Si comprende, perciò, la decisione dell’Italia nel 2021 di dirottare verso Il Cairo due fregate Fremm prodotte da Fincantieri, destinate originariamente alla Marina militare italiana. Una scelta dettata dall’opportunità di poter competere con la Francia nell’ottenere maggiori commesse militari già annunciate dall’Egitto. Cfr articolo su cittanuova.it

Egypt Wide, inoltre, nel giugno 2023, ha denunciato nel dettaglio la copiosa fornitura all’Egitto delle cosiddette armi leggere (mitragliatori e fucili d’assalto compresi) da parte delle imprese italiane per il periodo 2013-2021.

Secondo l’organizzazione umanitaria, il trasferimento dei sistemi d’arma doveva essere interrotto in coerenza con «le conclusioni del Consiglio d’Europa dell’agosto 2013 in cui i Paesi membri dell’UE hanno concordato una sospensione delle forniture di armi all’Egitto alla luce delle gravi violazioni dei diritti umani, e in aperta violazione della legge italiana sul commercio di armi (L.1990, N. 185), nonché del quadro normativo europeo sull’esportazione di armi (Posizione comune 2008/944/PESC)».

Queste a altre simili istanze si scontrano con la prevalente concezione di un realismo politico che giustifica la presenza in questo settore di mercato non solo per battere la forte concorrenza esistente, ma anche per la pretesa possibilità di incidere sulle scelte di politica internazionali del Paese acquirente.
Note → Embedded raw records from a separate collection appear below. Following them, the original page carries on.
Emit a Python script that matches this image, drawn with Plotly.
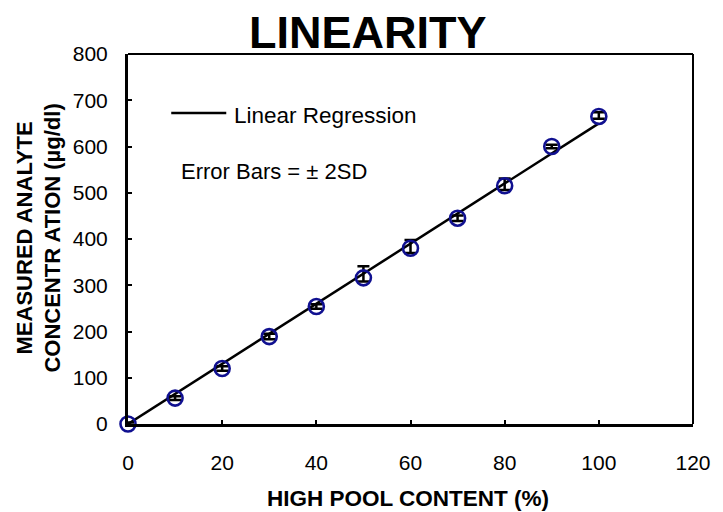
import plotly.graph_objects as go

# Data
pool_pct = [0, 10, 20, 30, 40, 50, 60, 70, 80, 90, 100]
measured = [0, 56, 120, 189, 254, 316, 380, 445, 515, 600, 665]
err_plus = [3, 4, 5, 6, 5, 25, 18, 6, 16, 4, 9]
err_minus = [3, 4, 5, 6, 5, 8, 10, 6, 9, 4, 5]
reg_x = [0, 100]
reg_y = [0, 650]
x_ticks = [0, 20, 40, 60, 80, 100, 120]
y_ticks = [0, 100, 200, 300, 400, 500, 600, 700, 800]

FONT = "Arial, Liberation Sans, sans-serif"
OFF = 8  # page body margin offset
W, H = 723 - OFF, 512 - OFF
L, R, T, B = 120, 20, 46, 88
PW, PH = W - L - R, H - T - B

def px(xpix):
    return (xpix - OFF - L) / PW

def py(ypix):
    return (H - B - (ypix - OFF)) / PH

fig = go.Figure()
fig.add_trace(go.Scatter(
    x=reg_x, y=reg_y, mode="lines",
    line=dict(color="black", width=2.5), showlegend=False, cliponaxis=True))
fig.add_trace(go.Scatter(
    x=pool_pct, y=measured, mode="markers",
    marker=dict(symbol="circle-open", size=15, color="#101090",
                line=dict(width=2.6, color="#101090")),
    error_y=dict(type="data", symmetric=False, array=err_plus, arrayminus=err_minus,
                 color="black", thickness=2.5, width=6),
    showlegend=False, cliponaxis=False))

axis_common = dict(showline=True, linecolor="black", linewidth=3, mirror=False,
                   ticks="inside", ticklen=4, tickwidth=2, tickcolor="black",
                   showgrid=False, zeroline=False,
                   tickfont=dict(family=FONT, size=21, color="black"))

fig.update_layout(
    width=W, height=H,
    margin=dict(l=L, r=R, t=T, b=B, pad=0),
    paper_bgcolor="white", plot_bgcolor="white",
    xaxis=dict(range=[0, 120], tickvals=x_ticks, ticklabelstandoff=18, **axis_common),
    yaxis=dict(range=[0, 800], tickvals=y_ticks, ticklabelstandoff=13, **axis_common),
    shapes=[
        dict(type="line", xref="paper", yref="paper", x0=0, x1=1, y0=1, y1=1,
             line=dict(color="black", width=2)),
        dict(type="line", xref="paper", yref="paper", x0=1, x1=1, y0=0, y1=1,
             line=dict(color="black", width=2)),
        dict(type="line", xref="paper", yref="paper",
             x0=px(172), x1=px(228), y0=py(113), y1=py(113),
             line=dict(color="black", width=2.5)),
    ],
    annotations=[
        dict(text="<b>LINEARITY</b>", xref="paper", yref="paper", x=px(372), y=py(33),
             xanchor="center", yanchor="middle", showarrow=False,
             font=dict(family=FONT, size=45, color="black")),
        dict(text="Linear Regression", xref="paper", yref="paper", x=px(234), y=py(115),
             xanchor="left", yanchor="middle", showarrow=False,
             font=dict(family=FONT, size=22.5, color="black")),
        dict(text="Error Bars = ± 2SD", xref="paper", yref="paper", x=px(180), y=py(171),
             xanchor="left", yanchor="middle", showarrow=False,
             font=dict(family=FONT, size=22, color="black")),
        dict(text="<b>HIGH POOL CONTENT (%)</b>", xref="paper", yref="paper", x=px(413), y=py(498),
             xanchor="center", yanchor="middle", showarrow=False,
             font=dict(family=FONT, size=22.5, color="black")),
        dict(text="<b>MEASURED ANALYTE<br>CONCENTR ATION (µg/dl)</b>", xref="paper", yref="paper",
             x=px(37), y=py(238), xanchor="center", yanchor="middle", textangle=-90,
             showarrow=False, font=dict(family=FONT, size=22, color="black")),
    ],
)

fig.write_html("out.html")
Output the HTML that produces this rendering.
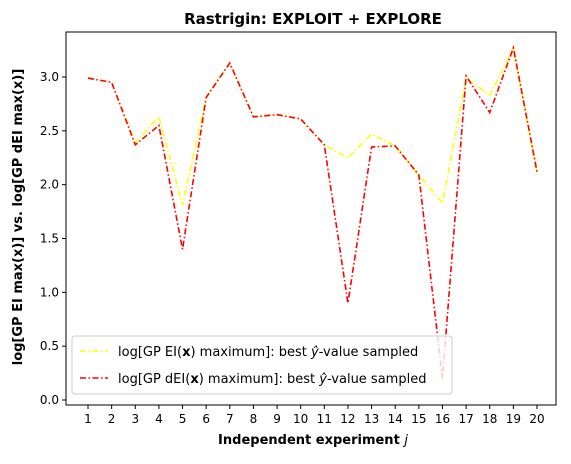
<!DOCTYPE html>
<html><head><meta charset="utf-8"><style>
body{margin:0;background:#fff;}
svg text{font-family:"DejaVu Sans","Liberation Sans",sans-serif;}
</style></head><body>
<svg id="chart" width="571" height="459">
<rect width="571" height="459" fill="#fff"/>
<text x="313" y="24" text-anchor="middle" font-size="15" font-weight="bold">Rastrigin: EXPLOIT + EXPLORE</text>
<g id="yticks"></g>
<g id="xticks"></g>
<g id="series"></g>
<rect x="66" y="32" width="490" height="373" fill="none" stroke="#000" stroke-width="1"/>
<text x="313" y="444" text-anchor="middle" font-size="13" font-weight="bold">Independent experiment <tspan font-style="italic" font-weight="normal">j</tspan></text>
<text transform="translate(22,217) rotate(-90)" text-anchor="middle" font-size="13" font-weight="bold">log[GP EI max(x)] vs. log[GP dEI max(x)]</text>
<g>
<rect x="72" y="336" width="380" height="58" rx="3" fill="#fff" fill-opacity="0.8" stroke="#ccc"/>
<line x1="80" y1="351" x2="108" y2="351" stroke="#ffff00" stroke-width="1.6" stroke-dasharray="6,2.5,1.5,2.5"/>
<text x="118" y="356" font-size="13">log[GP EI(<tspan font-weight="bold">x</tspan>) maximum]: best <tspan font-style="italic">ŷ</tspan>-value sampled</text>
<line x1="80" y1="378" x2="108" y2="378" stroke="#ff0000" stroke-width="1.6" stroke-dasharray="6,2.5,1.5,2.5"/>
<text x="118" y="383" font-size="13">log[GP dEI(<tspan font-weight="bold">x</tspan>) maximum]: best <tspan font-style="italic">ŷ</tspan>-value sampled</text>
</g>
</svg>
<script>
const experiments=[1,2,3,4,5,6,7,8,9,10,11,12,13,14,15,16,17,18,19,20];
const eiValues=[2.99,2.95,2.39,2.63,1.81,2.81,3.13,2.63,2.65,2.61,2.37,2.25,2.47,2.36,2.09,1.83,2.99,2.83,3.27,2.12];
const deiValues=[2.99,2.95,2.37,2.55,1.40,2.81,3.13,2.63,2.65,2.61,2.37,0.90,2.35,2.36,2.09,0.20,3.01,2.67,3.27,2.12];
const yTickLabels=["0.0","0.5","1.0","1.5","2.0","2.5","3.0"];
const ns="http://www.w3.org/2000/svg";
function xs(j){return 88+(j-1)*(537-88)/19;}
function ys(v){return 400-v*(400-77)/3;}
const yg=document.getElementById('yticks'),xg=document.getElementById('xticks'),sg=document.getElementById('series');
yTickLabels.forEach(l=>{const v=parseFloat(l),y=ys(v);
const t=document.createElementNS(ns,'line');t.setAttribute('x1',62);t.setAttribute('x2',66);t.setAttribute('y1',y);t.setAttribute('y2',y);t.setAttribute('stroke','#000');


yg.appendChild(t);
const tx=document.createElementNS(ns,'text');tx.setAttribute('x',59);tx.setAttribute('y',y+4);tx.setAttribute('text-anchor','end');tx.setAttribute('font-size','12');tx.textContent=l;


yg.appendChild(tx);});
experiments.forEach(j=>{const x=xs(j);
const t=document.createElementNS(ns,'line');t.setAttribute('x1',x);t.setAttribute('x2',x);t.setAttribute('y1',405);t.setAttribute('y2',409);t.setAttribute('stroke','#000');


xg.appendChild(t);
const tx=document.createElementNS(ns,'text');tx.setAttribute('x',x);tx.setAttribute('y',423);tx.setAttribute('text-anchor','middle');tx.setAttribute('font-size','12');tx.textContent=j;


xg.appendChild(tx);});
function line(vals,color,name){const p=document.createElementNS(ns,'polyline');
p.setAttribute('points',vals.map((v,i)=>xs(experiments[i])+','+ys(v)).join(' '));
p.setAttribute('fill','none');p.setAttribute('stroke',color);p.setAttribute('stroke-width','1.6');p.setAttribute('stroke-dasharray','6,2.5,1.5,2.5');


sg.appendChild(p);}
line(eiValues,'#ffff00','ei-series-line');
line(deiValues,'#ff0000','dei-series-line');
</script>
</body></html>
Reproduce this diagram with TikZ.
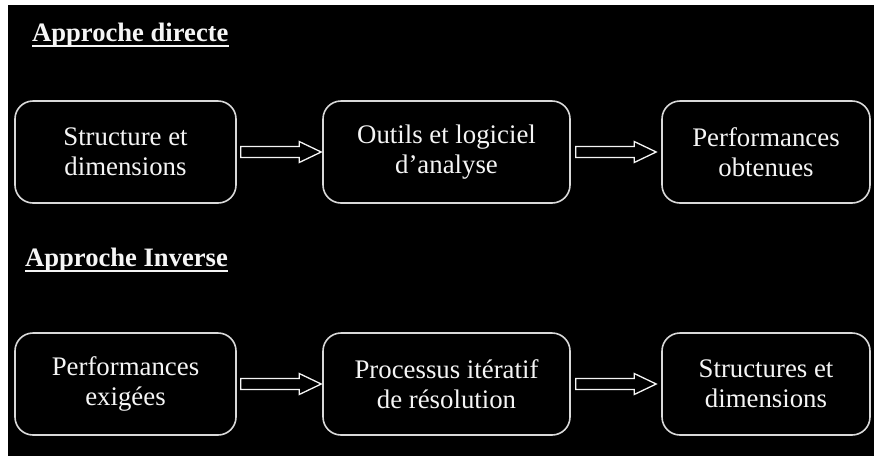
\documentclass[tikz,border=0pt]{standalone}
\usepackage{fontspec}
\setmainfont{Liberation Serif}
\usetikzlibrary{calc}
\definecolor{boxgray}{gray}{0.85}
\definecolor{txtwhite}{gray}{0.96}
\newcommand\blockarr[4]{%
  \draw[barrow] let \p1=($(#1.east)+(#3,0)$), \p2=($(#2.west)-(#4,0)$) in
    (\x1,\y1+5.5pt) -- (\x2-22pt,\y1+5.5pt) -- (\x2-22pt,\y1+10.5pt) -- (\x2,\y1)
    -- (\x2-22pt,\y1-10.5pt) -- (\x2-22pt,\y1-5.5pt) -- (\x1,\y1-5.5pt) -- cycle;}
\begin{document}
\begin{tikzpicture}[x=1pt,y=-1pt,
  box/.style={draw=boxgray, line width=1.6pt, rounded corners=18pt,
    minimum width=#1, minimum height=102pt, inner sep=0pt, align=center,
    text=txtwhite, font=\fontsize{26.8}{30}\selectfont},
  title/.style={anchor=base west, inner sep=0pt, text=txtwhite,
    font=\fontsize{26.6}{30}\selectfont\bfseries},
  uline/.style={draw=txtwhite, line width=2pt},
  barrow/.style={draw=txtwhite, line width=1.3pt, line join=miter}]
\useasboundingbox (0,0) rectangle (874,456);
\fill[white] (0,0) rectangle (874,456);
\fill[black] (8,5) rectangle (874,456);

\node[title] (t1) at (32,41) {Approche directe};
\draw[uline] ($(t1.base west)+(0,5)$) -- ($(t1.base east)+(0,5)$);
\node[title] (t2) at (25,266) {Approche Inverse};
\draw[uline] ($(t2.base west)+(0,5)$) -- ($(t2.base east)+(0,5)$);

\node[box=221pt] (a1) at (125.5,152) {Structure et\\dimensions};
\node[box=247pt] (a2) at (446.5,152) {Outils et logiciel\\d’analyse};
\node[box=208pt] (a3) at (766,152) {Performances\\obtenues};

\node[box=221pt] (b1) at (125.5,384) {Performances\\exigées};
\node[box=247pt] (b2) at (446.5,384) {Processus itératif\\de résolution};
\node[box=208pt] (b3) at (766,384) {Structures et\\dimensions};

\blockarr{a1}{a2}{4}{1}
\blockarr{a2}{a3}{5}{5}
\blockarr{b1}{b2}{4}{1}
\blockarr{b2}{b3}{5}{5}
\end{tikzpicture}
\end{document}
E questo nonostante il fatto che, ad esempio, nel caos libico post 2011, l’Egitto sia uno dei sostenitori del generale Haftar che controlla la Cirenaica in lotta contro il governo di Tripoli, riconosciuto dall’Italia.

In questo marasma, la buona notizia da cogliere è senz’altro la crescita, nonostante tutto, della società civile disposta ad esporsi nella difesa dei diritti umani. La grazia concessa dal generale al Sisi si è estesa infatti anche a Mohamed el-Baqer, un giovane avvocato direttore dell’Adalah Center for Rights and Freedoms, finora rinchiuso in un carcere di massima sicurezza de Il Cairo (Tora 2) che le ong segnalano per condizioni di detenzioni definite “crudeli e disumane”.

Il ministro degli Esteri Antonio Tajani ha detto espressamente che il governo italiano non considera la liberazione di Zaki come una contro partita offerta per accettare il silenzio italiano sul caso Regeni.

Esiste, quindi, tutto un universo di umanità che ha bisogno del sostegno della società civile internazionale per non ricadere nell’indifferenza e quindi nel buio della storia.  Come ha detto Riccardo Nuory, portavoce di Amnesty Italia, dopo la liberazione di Zaki, « è stata la campagna più originale di questo secolo, anche perché a guidarla c’è stata un’intera città (Bologna)».

Le stesse organizazioni sociali più responsabili,  non possono allo stesso tempo non affrontare la fondatezza costituzionale  delle tesi che giustificano le forniture di armi ad un regime che viola i diritti umani. Una questione centrale per la società e la politica intera.